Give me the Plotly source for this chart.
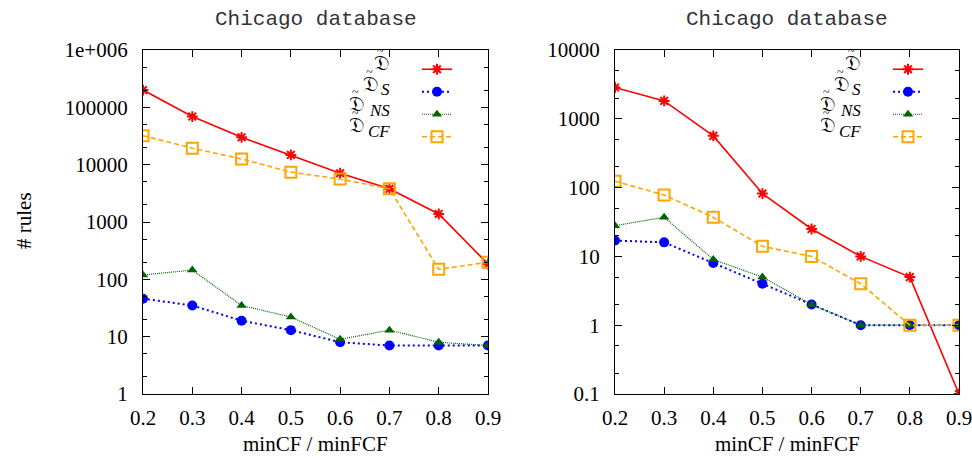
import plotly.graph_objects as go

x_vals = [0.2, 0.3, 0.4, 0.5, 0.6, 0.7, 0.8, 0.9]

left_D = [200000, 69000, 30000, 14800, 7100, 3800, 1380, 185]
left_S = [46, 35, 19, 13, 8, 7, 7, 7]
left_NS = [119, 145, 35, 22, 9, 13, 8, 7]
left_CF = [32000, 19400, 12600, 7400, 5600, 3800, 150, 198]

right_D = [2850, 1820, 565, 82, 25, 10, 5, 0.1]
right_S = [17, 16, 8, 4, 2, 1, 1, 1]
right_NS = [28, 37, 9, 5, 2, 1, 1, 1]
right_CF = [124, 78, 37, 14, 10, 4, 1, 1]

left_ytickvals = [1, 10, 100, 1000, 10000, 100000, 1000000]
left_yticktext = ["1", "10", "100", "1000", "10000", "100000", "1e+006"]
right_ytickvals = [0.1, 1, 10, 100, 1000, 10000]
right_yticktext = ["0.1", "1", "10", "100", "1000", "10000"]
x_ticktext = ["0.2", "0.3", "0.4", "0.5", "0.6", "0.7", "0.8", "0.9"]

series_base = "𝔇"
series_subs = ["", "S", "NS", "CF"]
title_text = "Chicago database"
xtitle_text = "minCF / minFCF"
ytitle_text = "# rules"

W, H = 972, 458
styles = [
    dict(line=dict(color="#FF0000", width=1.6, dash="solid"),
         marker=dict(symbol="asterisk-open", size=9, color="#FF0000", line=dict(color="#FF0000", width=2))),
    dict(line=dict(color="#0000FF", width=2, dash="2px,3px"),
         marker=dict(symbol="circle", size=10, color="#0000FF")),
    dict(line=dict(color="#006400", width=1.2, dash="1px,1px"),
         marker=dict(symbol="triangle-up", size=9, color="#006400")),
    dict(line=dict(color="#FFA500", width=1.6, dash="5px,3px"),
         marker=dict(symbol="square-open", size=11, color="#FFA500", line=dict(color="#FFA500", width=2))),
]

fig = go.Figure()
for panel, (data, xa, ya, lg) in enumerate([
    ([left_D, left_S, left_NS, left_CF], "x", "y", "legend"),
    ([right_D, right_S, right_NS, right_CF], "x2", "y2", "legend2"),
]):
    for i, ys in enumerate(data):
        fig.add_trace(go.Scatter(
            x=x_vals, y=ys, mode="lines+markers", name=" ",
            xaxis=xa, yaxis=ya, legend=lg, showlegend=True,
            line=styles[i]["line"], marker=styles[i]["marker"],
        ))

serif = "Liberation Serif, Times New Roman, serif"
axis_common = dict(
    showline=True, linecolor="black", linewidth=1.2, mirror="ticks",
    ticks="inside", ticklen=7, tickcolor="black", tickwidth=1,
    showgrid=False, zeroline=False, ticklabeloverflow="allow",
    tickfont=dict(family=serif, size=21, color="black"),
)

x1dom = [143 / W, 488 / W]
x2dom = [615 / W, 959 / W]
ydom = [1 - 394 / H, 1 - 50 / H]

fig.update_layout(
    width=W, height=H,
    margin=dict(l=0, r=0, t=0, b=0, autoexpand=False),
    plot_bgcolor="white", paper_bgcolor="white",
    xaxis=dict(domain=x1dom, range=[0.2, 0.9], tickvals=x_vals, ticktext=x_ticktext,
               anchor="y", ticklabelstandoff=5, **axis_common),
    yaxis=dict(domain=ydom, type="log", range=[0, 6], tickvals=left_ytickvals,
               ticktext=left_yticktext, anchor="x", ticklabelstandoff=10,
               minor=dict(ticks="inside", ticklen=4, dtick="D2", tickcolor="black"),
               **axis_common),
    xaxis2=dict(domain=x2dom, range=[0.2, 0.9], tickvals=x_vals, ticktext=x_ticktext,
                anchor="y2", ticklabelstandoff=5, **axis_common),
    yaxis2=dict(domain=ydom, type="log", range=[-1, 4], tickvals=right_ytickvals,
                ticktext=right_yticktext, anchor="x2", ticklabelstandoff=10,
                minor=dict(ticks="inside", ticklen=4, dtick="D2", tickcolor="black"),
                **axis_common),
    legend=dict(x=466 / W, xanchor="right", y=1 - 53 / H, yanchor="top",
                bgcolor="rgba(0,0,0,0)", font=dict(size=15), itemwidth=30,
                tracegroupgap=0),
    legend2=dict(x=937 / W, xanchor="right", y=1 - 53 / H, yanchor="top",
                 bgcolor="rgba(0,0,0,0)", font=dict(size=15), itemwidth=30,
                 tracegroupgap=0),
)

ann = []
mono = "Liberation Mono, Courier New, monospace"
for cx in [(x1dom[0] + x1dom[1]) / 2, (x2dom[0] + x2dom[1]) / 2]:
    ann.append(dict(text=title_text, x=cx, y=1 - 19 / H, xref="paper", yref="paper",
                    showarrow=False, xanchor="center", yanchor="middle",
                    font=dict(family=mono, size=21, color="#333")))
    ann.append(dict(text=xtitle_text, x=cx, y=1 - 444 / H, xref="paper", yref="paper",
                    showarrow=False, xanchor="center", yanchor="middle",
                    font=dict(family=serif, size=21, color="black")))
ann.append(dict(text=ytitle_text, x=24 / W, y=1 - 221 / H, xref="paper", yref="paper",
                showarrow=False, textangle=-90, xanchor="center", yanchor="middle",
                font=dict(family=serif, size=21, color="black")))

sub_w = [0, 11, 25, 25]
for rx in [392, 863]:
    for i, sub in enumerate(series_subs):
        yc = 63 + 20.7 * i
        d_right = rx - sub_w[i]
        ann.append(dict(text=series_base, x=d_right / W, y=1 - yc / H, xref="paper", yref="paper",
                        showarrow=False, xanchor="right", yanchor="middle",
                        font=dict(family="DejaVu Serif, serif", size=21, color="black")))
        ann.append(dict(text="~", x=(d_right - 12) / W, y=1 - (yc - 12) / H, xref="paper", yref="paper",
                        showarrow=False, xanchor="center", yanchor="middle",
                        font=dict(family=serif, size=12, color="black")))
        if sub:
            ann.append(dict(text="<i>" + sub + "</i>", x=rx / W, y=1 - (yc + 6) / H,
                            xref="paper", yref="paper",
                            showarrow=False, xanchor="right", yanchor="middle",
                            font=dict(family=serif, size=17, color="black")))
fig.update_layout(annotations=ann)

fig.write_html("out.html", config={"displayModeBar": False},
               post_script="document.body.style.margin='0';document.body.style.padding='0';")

◆ Exercise requirements: All the material shown above is to be copied exactly, with no pictures carried over.

◆ Written solution:
Give me the Plotly source for this chart.
import plotly.graph_objects as go

x_vals = [0.2, 0.3, 0.4, 0.5, 0.6, 0.7, 0.8, 0.9]

left_D = [200000, 69000, 30000, 14800, 7100, 3800, 1380, 185]
left_S = [46, 35, 19, 13, 8, 7, 7, 7]
left_NS = [119, 145, 35, 22, 9, 13, 8, 7]
left_CF = [32000, 19400, 12600, 7400, 5600, 3800, 150, 198]

right_D = [2850, 1820, 565, 82, 25, 10, 5, 0.1]
right_S = [17, 16, 8, 4, 2, 1, 1, 1]
right_NS = [28, 37, 9, 5, 2, 1, 1, 1]
right_CF = [124, 78, 37, 14, 10, 4, 1, 1]

left_ytickvals = [1, 10, 100, 1000, 10000, 100000, 1000000]
left_yticktext = ["1", "10", "100", "1000", "10000", "100000", "1e+006"]
right_ytickvals = [0.1, 1, 10, 100, 1000, 10000]
right_yticktext = ["0.1", "1", "10", "100", "1000", "10000"]
x_ticktext = ["0.2", "0.3", "0.4", "0.5", "0.6", "0.7", "0.8", "0.9"]

series_base = "𝔇"
series_subs = ["", "S", "NS", "CF"]
title_text = "Chicago database"
xtitle_text = "minCF / minFCF"
ytitle_text = "# rules"

W, H = 972, 458
styles = [
    dict(line=dict(color="#FF0000", width=1.6, dash="solid"),
         marker=dict(symbol="asterisk-open", size=9, color="#FF0000", line=dict(color="#FF0000", width=2))),
    dict(line=dict(color="#0000FF", width=2, dash="2px,3px"),
         marker=dict(symbol="circle", size=10, color="#0000FF")),
    dict(line=dict(color="#006400", width=1.2, dash="1px,1px"),
         marker=dict(symbol="triangle-up", size=9, color="#006400")),
    dict(line=dict(color="#FFA500", width=1.6, dash="5px,3px"),
         marker=dict(symbol="square-open", size=11, color="#FFA500", line=dict(color="#FFA500", width=2))),
]

fig = go.Figure()
for panel, (data, xa, ya, lg) in enumerate([
    ([left_D, left_S, left_NS, left_CF], "x", "y", "legend"),
    ([right_D, right_S, right_NS, right_CF], "x2", "y2", "legend2"),
]):
    for i, ys in enumerate(data):
        fig.add_trace(go.Scatter(
            x=x_vals, y=ys, mode="lines+markers", name=" ",
            xaxis=xa, yaxis=ya, legend=lg, showlegend=True,
            line=styles[i]["line"], marker=styles[i]["marker"],
        ))

serif = "Liberation Serif, Times New Roman, serif"
axis_common = dict(
    showline=True, linecolor="black", linewidth=1.2, mirror="ticks",
    ticks="inside", ticklen=7, tickcolor="black", tickwidth=1,
    showgrid=False, zeroline=False, ticklabeloverflow="allow",
    tickfont=dict(family=serif, size=21, color="black"),
)

x1dom = [143 / W, 488 / W]
x2dom = [615 / W, 959 / W]
ydom = [1 - 394 / H, 1 - 50 / H]

fig.update_layout(
    width=W, height=H,
    margin=dict(l=0, r=0, t=0, b=0, autoexpand=False),
    plot_bgcolor="white", paper_bgcolor="white",
    xaxis=dict(domain=x1dom, range=[0.2, 0.9], tickvals=x_vals, ticktext=x_ticktext,
               anchor="y", ticklabelstandoff=5, **axis_common),
    yaxis=dict(domain=ydom, type="log", range=[0, 6], tickvals=left_ytickvals,
               ticktext=left_yticktext, anchor="x", ticklabelstandoff=10,
               minor=dict(ticks="inside", ticklen=4, dtick="D2", tickcolor="black"),
               **axis_common),
    xaxis2=dict(domain=x2dom, range=[0.2, 0.9], tickvals=x_vals, ticktext=x_ticktext,
                anchor="y2", ticklabelstandoff=5, **axis_common),
    yaxis2=dict(domain=ydom, type="log", range=[-1, 4], tickvals=right_ytickvals,
                ticktext=right_yticktext, anchor="x2", ticklabelstandoff=10,
                minor=dict(ticks="inside", ticklen=4, dtick="D2", tickcolor="black"),
                **axis_common),
    legend=dict(x=466 / W, xanchor="right", y=1 - 53 / H, yanchor="top",
                bgcolor="rgba(0,0,0,0)", font=dict(size=15), itemwidth=30,
                tracegroupgap=0),
    legend2=dict(x=937 / W, xanchor="right", y=1 - 53 / H, yanchor="top",
                 bgcolor="rgba(0,0,0,0)", font=dict(size=15), itemwidth=30,
                 tracegroupgap=0),
)

ann = []
mono = "Liberation Mono, Courier New, monospace"
for cx in [(x1dom[0] + x1dom[1]) / 2, (x2dom[0] + x2dom[1]) / 2]:
    ann.append(dict(text=title_text, x=cx, y=1 - 19 / H, xref="paper", yref="paper",
                    showarrow=False, xanchor="center", yanchor="middle",
                    font=dict(family=mono, size=21, color="#333")))
    ann.append(dict(text=xtitle_text, x=cx, y=1 - 444 / H, xref="paper", yref="paper",
                    showarrow=False, xanchor="center", yanchor="middle",
                    font=dict(family=serif, size=21, color="black")))
ann.append(dict(text=ytitle_text, x=24 / W, y=1 - 221 / H, xref="paper", yref="paper",
                showarrow=False, textangle=-90, xanchor="center", yanchor="middle",
                font=dict(family=serif, size=21, color="black")))

sub_w = [0, 11, 25, 25]
for rx in [392, 863]:
    for i, sub in enumerate(series_subs):
        yc = 63 + 20.7 * i
        d_right = rx - sub_w[i]
        ann.append(dict(text=series_base, x=d_right / W, y=1 - yc / H, xref="paper", yref="paper",
                        showarrow=False, xanchor="right", yanchor="middle",
                        font=dict(family="DejaVu Serif, serif", size=21, color="black")))
        ann.append(dict(text="~", x=(d_right - 12) / W, y=1 - (yc - 12) / H, xref="paper", yref="paper",
                        showarrow=False, xanchor="center", yanchor="middle",
                        font=dict(family=serif, size=12, color="black")))
        if sub:
            ann.append(dict(text="<i>" + sub + "</i>", x=rx / W, y=1 - (yc + 6) / H,
                            xref="paper", yref="paper",
                            showarrow=False, xanchor="right", yanchor="middle",
                            font=dict(family=serif, size=17, color="black")))
fig.update_layout(annotations=ann)

fig.write_html("out.html", config={"displayModeBar": False},
               post_script="document.body.style.margin='0';document.body.style.padding='0';")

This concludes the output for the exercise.